The American public seems to be slowly catching up with President Obama’s optimistic talk about a buoyant economy, according to Gallup’s latest daily economic confidence index reading.
The latest index stands at -7, well above the -66 recorded when Obama assumed office in 2008 in the middle of the Great Recession. Still, morale isn’t as high as it was in June 2015 when the confidence level stood at +7, according to Gallup.
The data is based on phone interviews with 1,500 adults. The results have a margin of error of plus or minus 3 percentage points. Respondents are asked to rate current economic conditions and whether they think things are getting better or worse.

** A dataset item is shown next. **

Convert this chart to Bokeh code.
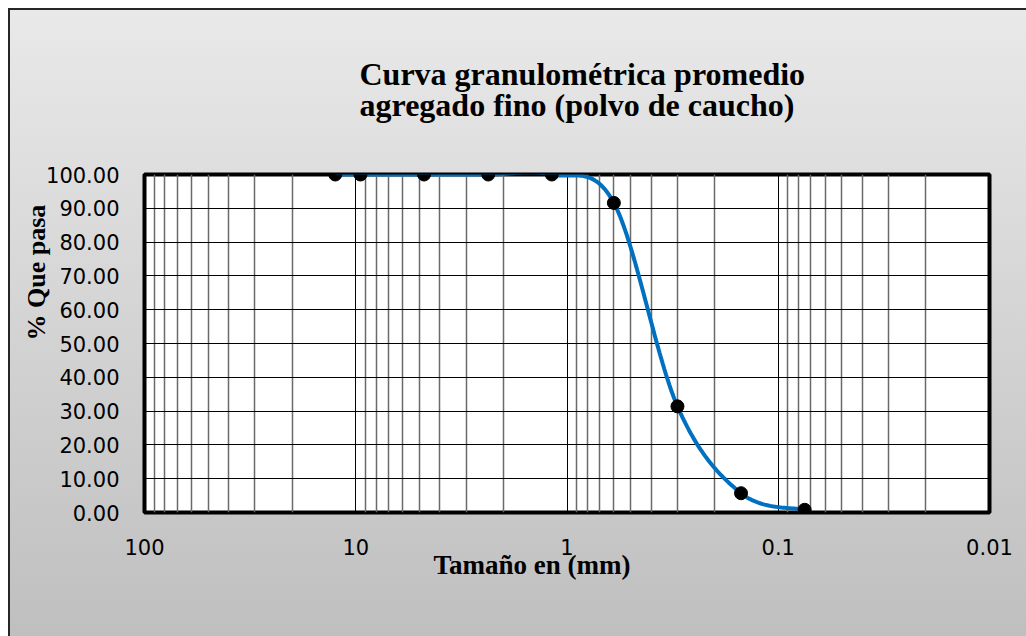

While not in positive territory, the White House is likely to interpret the new findings as a win, especially as Obama travels around the country to tout his economic message after his final State of the Union.
In that address, the president blasted Republican presidential candidates for blowing “political hot air” and taking advantage of the anxiety Americans still feel as the country labors to improve after the 2008 crisis.
“Anyone claiming that America’s economy is in decline is peddling fiction,” Obama said.
The president maintained that upbeat tone during a visit to Obama, Neb., less than 24 hours later, when he again took on the GOP for its doom and gloom rhetoric.
“It’s not what I see every day,” he said. “That’s not what I see in communities and neighborhoods all across this country.”
Of course, despite the new data, not everyone will be on board with Obama’s vision.
Thomas Donohue, president and CEO of the U.S. Chamber of Commerce, said Thursday he's not predicting a recession in 2016. Instead, he sees another year of tepid growth.
"When you add it all up, the state of American businesses in 2016 is filled with uncertainty, risks and challenge," he said during in his annual State of American Business address.
And while the business lobbying organization doesn’t endorse presidential candidates, Donohue chided the “very loud” voices in the Republican primary that have proposed “walling off America.”
"This is morally wrong and politically stupid," Donohue said, without naming GOP frontrunner Donald Trump or any other contender.
He also took issue with Democrats for calling for more spending and taxes.